Decision trees and other heuristics are commonly used as predictive models to map observations about an item with conclusions about the item's target value. For example, a security-software vendor may use decision trees as predictive models for identifying malicious computer files (“malware”) based on attributes, characteristics, and/or behaviors of files.
Decision trees and other heuristics may be trained and refined using a corpus of known samples. For example, a security-software vendor may train a malware-detection heuristic by applying and refining the heuristic using a corpus of samples containing known-malicious files and known-legitimate files. In order to maximize the accuracy and efficacy of such heuristics across large user bases, security-software vendors typically form these training corpuses using files and other software components that are prevalent within their user bases.
Unfortunately, because the accuracy of a heuristic is generally limited by the size of the corpus of samples used to train the heuristic, such heuristics may generate false positives upon being deployed and used on end users' machines in the real world.
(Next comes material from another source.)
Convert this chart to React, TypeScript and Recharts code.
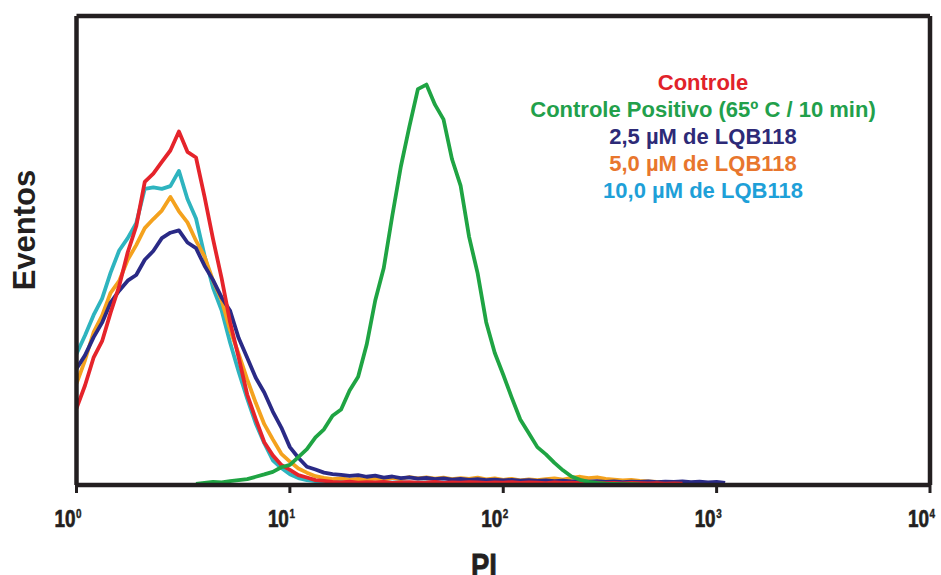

For example, a malware-detection heuristic may falsely classify legitimate administrative utilities (such as network-traffic monitoring tools or the like) on the machine of an IT security analyst if these tools exhibit behaviors and/or attributes that are closely related to behaviors and/or attributes exhibited by known-malicious software components (such as malicious sniffing tools) within the corpus of samples used to train the heuristic.
Heuristic vendors may attempt improve the accuracy of a heuristic by: 1) adding misclassified samples to the corpus of samples used to train the heuristic, 2) re-training the heuristic using the modified corpus of samples, and then 3) redeploying the re-trained heuristic. However, if a security-software vendor attempts to tune or otherwise refine a heuristic based on false positives generated on the machines of certain specific classes of end users (such as IT security analysts), the overall efficacy and/or accuracy of the heuristic may suffer with respect to the larger user base as a whole. For example, a security-software vendor may hamper a malware-detection heuristic's ability to detect malicious network sniffing components by adding legitimate network-traffic monitoring tools to a corpus of samples used to re-train the heuristic.